Congratulations to our English Faculty for the Publication of Their Work!
Several of our English faculty contributed to the recently published book Good Writing in Applied Linguistics and TESOL. We wanted to offer our congratulations to everybody involved for their work towards this book. Below is a statement from our Writing Program Coordinator Robert Kohls, who served as an editor for this work:
“The idea for this edited book grew out of my PhD dissertation on tutor and tutee beliefs about good writing and a writer's voice in an afterschool literacy program that serves mostly multilingual newcomers to Toronto, Canada.
This book was important to me because to teach, evaluate, and research academic writing, we need to have a clear and explicit idea of what we mean by "good" or "bad" writing rather than taking an intuitive "I know when I see it" approach. In a world in which English has become the lingua franca, old standards of "correctness" are challenged, negotiated, and dismantled. This book is a collection of perspectives on writing by scholars from around the world thinking and reflecting about what writing means to them. For the many contributors who are multilingual, the book offers insights into their experiences writing and publishing in English, how they nurture a biliterate identity as transnational scholars, and how their experiences have shaped their approach to mentoring their students to develop their own writing and authorial voice in English.

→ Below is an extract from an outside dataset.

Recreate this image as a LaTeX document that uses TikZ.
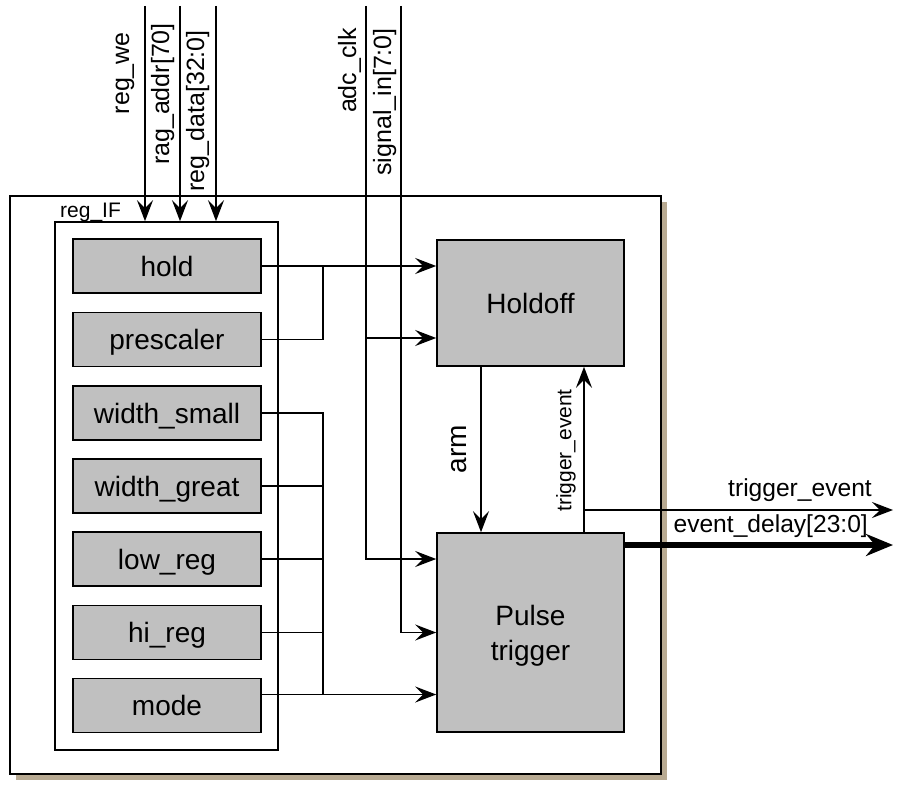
\documentclass[tikz,border=0pt]{standalone}
\usepackage{fontspec}
\setmainfont{Liberation Sans}
\usetikzlibrary{arrows.meta}
\definecolor{boxfill}{RGB}{192,192,192}
\definecolor{shadowc}{RGB}{184,170,146}
\begin{document}
\begin{tikzpicture}[x=1pt,y=-1pt,
  ln/.style={line width=1.6pt},
  arr/.style={ln,-{Stealth[length=21pt,width=16pt,inset=8pt]}},
  bigarr/.style={line width=6pt,-{Stealth[length=27pt,width=22pt,inset=9pt]}},
  regbox/.style={draw,line width=1.6pt,fill=boxfill,minimum width=188pt,minimum height=54pt,
    inner sep=0pt,font=\fontsize{28}{32}\selectfont,text height=20pt,text depth=0pt},
  blockbox/.style={draw,line width=1.6pt,fill=boxfill,inner sep=0pt,
    font=\fontsize{28}{34}\selectfont,align=center},
  toplbl/.style={rotate=90,anchor=base east,inner sep=0pt,font=\fontsize{25}{29}\selectfont},
  outlbl/.style={anchor=base east,inner sep=0pt,font=\fontsize{24.6}{28}\selectfont}
]
\useasboundingbox (0,0) rectangle (899,792);
% outer box with shadow
\fill[shadowc] (16,202) rectangle (667,780);
\node[draw,line width=1.6pt,fill=white,minimum width=651pt,minimum height=578pt,inner sep=0pt] (outer) at (335.5,485) {};
% reg_IF container
\node[draw,line width=1.6pt,fill=white,minimum width=223pt,minimum height=528pt,inner sep=0pt] (regif) at (166.5,486) {};
\node[anchor=base west,inner sep=0pt,font=\fontsize{21}{24}\selectfont] (regiflbl) at (60,217) {reg\_IF};
% registers
\node[regbox] (hold) at (167,266) {hold};
\node[regbox] (prescaler) at (167,339.5) {prescaler};
\node[regbox] (wsmall) at (167,413) {width\_small};
\node[regbox] (wgreat) at (167,486) {width\_great};
\node[regbox] (lowreg) at (167,559) {low\_reg};
\node[regbox] (hireg) at (167,632.5) {hi\_reg};
\node[regbox] (mode) at (167,705.5) {mode};
% blocks
\node[blockbox,minimum width=187pt,minimum height=126pt,text height=20pt,text depth=0pt] (holdoff) at (530.5,303) {Holdoff};
\node[blockbox,minimum width=187pt,minimum height=199pt] (pulse) at (530.5,632.5) {};
\node[align=center,inner sep=0pt,font=\fontsize{28}{35}\selectfont] (pulselbl) at (530.5,636) {Pulse\\trigger};
% top input coordinates
\coordinate (we) at (145,6);
\coordinate (addr) at (180,6);
\coordinate (data) at (216,6);
\coordinate (clk) at (366,6);
\coordinate (sig) at (401,6);
\draw[arr] (we) -- (we |- regif.north);
\draw[arr] (addr) -- (addr |- regif.north);
\draw[arr] (data) -- (data |- regif.north);
\node[toplbl] (welbl) at (129,32) {reg\_we};
\node[toplbl] (addrlbl) at (169,23) {rag\_addr[70]};
\node[toplbl] (datalbl) at (204,30) {reg\_data[32:0]};
\node[toplbl] (clklbl) at (356,28) {adc\_clk};
\node[toplbl] (siglbl) at (391,28) {signal\_in[7:0]};
% hold / prescaler to Holdoff
\coordinate (jA) at (323,266);
\draw[arr] (hold.east) -- (hold.east -| holdoff.west);
\draw[ln] (prescaler.east) -| (jA);
% register group to Pulse trigger
\coordinate (jB) at (323,413);
\coordinate (modeout) at ([yshift=11pt]mode.east);
\draw[ln] (wsmall.east) -- (jB) -- (jB |- modeout);
\draw[ln] (wgreat.east) -- (wgreat.east -| jB);
\draw[ln] (lowreg.east) -- (lowreg.east -| jB);
\draw[ln] (hireg.east) -- (hireg.east -| jB);
\draw[arr] (modeout) -- (modeout -| pulse.west);
% clock and signal
\draw[arr] (clk) |- (lowreg.east -| pulse.west);
\draw[arr] (sig) |- (hireg.east -| pulse.west);
\coordinate (clkh) at (366,338);
\draw[arr] (clkh) -- (clkh -| holdoff.west);
% arm and trigger_event
\coordinate (armx) at (481,0);
\coordinate (trx) at (584,0);
\draw[arr] (armx |- holdoff.south) -- (armx |- pulse.north);
\draw[arr] (trx |- pulse.north) -- (trx |- holdoff.south);
\node[rotate=90,inner sep=0pt,font=\fontsize{28}{32}\selectfont] (armlbl) at (459.5,449) {arm};
\node[rotate=90,inner sep=0pt,font=\fontsize{21}{25}\selectfont] (trlbl) at (566,450.5) {trigger\_event};
% outputs
\coordinate (teout) at (893,510);
\coordinate (edout) at (893,545);
\draw[arr] (trx |- teout) -- (teout);
\draw[bigarr] (pulse.east |- edout) -- (edout);
\node[outlbl] (telbl) at (872,496) {trigger\_event};
\node[outlbl] (edlbl) at (868,532) {event\_delay[23:0]};
\end{tikzpicture}
\end{document}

I am deeply honored that we have two chapters written by our very own colleagues from the English Department. In Charting new course: Organizing writing program assessment in action, Priya Abeywickrama, Esther Chan, John Holland, Jennifer Trainor, and Todd Walker share their insights from a longitudinal self-assessment project of undergraduate writing at SF State. And in What is 'good writing': Pre-service teacher prepare for the college writing classroom Katelyn Endow, Kimani Lincoln, Mona Shaath, Rachael Tupper-Eoff, and Monique Ubungen, and I reflect on what pre-service writing teachers need to know about writing (including interrogating their own values and beliefs) before they head into the classroom.
It has been a privilege to read these chapters as they have pushed my thinking forward about what good writing means to me and has given me even greater respect for those who write and publish in English as an additional language. I hope this book offers professors, writing teachers, and students a way to see writing as a powerful and transformative act.”